The Holy Spirit had to show me all the pride I had hidden in my heart, through who I thought I was, through all these “things” This pride had to be torn from my heart. I had to pour myself out before Him and allow Him to work in my life, for the very sake of His name and His testimony.

I had to lose my prestige, my position, my reputation, and become a nobody. You see, pride blinds, and therefore opens the doors wide for deception. We are deceived into believing that we can DO things to please the Father, but out of that death, came Life, His Life.

That which my Father had sown in the grave of His Son, rose in the power of His Life, no longer my own, for His glory and not mine, for His testimony and not mine (how I used to love giving testimonies of what I had achieved and done for the Lord). I came off the insecure shifting sands of my own feeble human efforts and into the stable rock of Christ.

In my place of busyness and activities, there were always people, lots of people, and always praise and encouragement for all my “work for the Lord”. When He became my very purpose, my very life, one of the deepest and greatest costs, was that of loneliness, the loneliness where no-one was able to appreciate what was going on in my life or what God was doing deep within that was so painful.

What a prize!

I could not share it, because I could not understand it myself, things that Father revealed to me that I knew no-one else would be able to understand. It was costly isolation, a separating to Him.

The end made it all worth-while. The awesomeness of knowing the Lord and hearing His voice. What joy!

I quote from T. Austin Sparks. “Any loneliness which may come to us in fellowship with Him now, will not issue in our having a company of our own, but something far greater; it will have helped in the securing for the Lamb that was slain, the reward for His suffering.”
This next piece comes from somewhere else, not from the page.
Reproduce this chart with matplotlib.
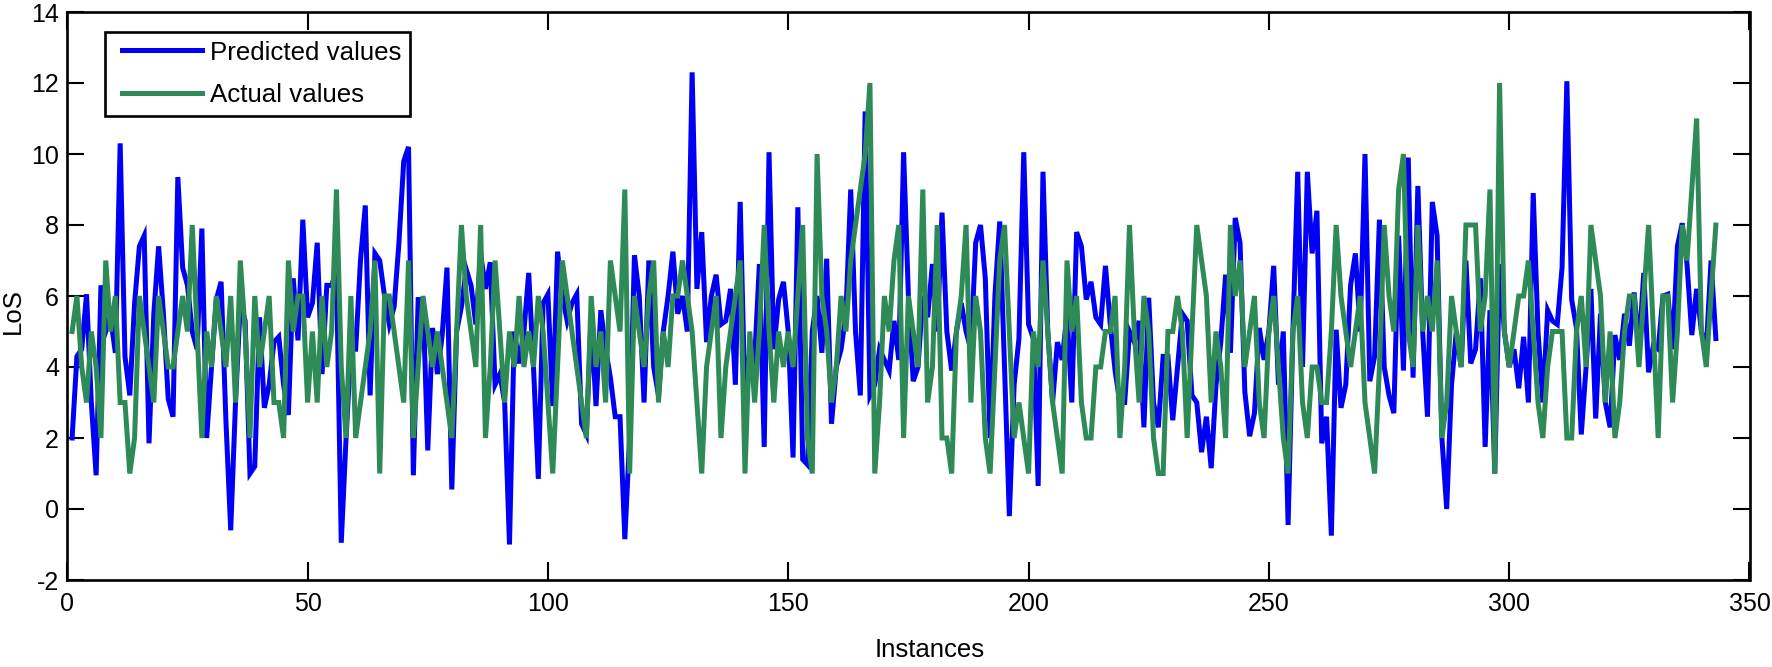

I finish with the words of Paul, as he shared in Philippians 3:12-14 “Not that I have already attained, or am already perfected; but I press on, that I may lay hold of that for which Christ has laid hold of me. I do not count myself to have apprehended; but one thing I do, forgetting those things which are behind and reaching forward to things which are ahead, I press toward the goal for the prize of the upward call of God in Christ Jesus.” What a prize!!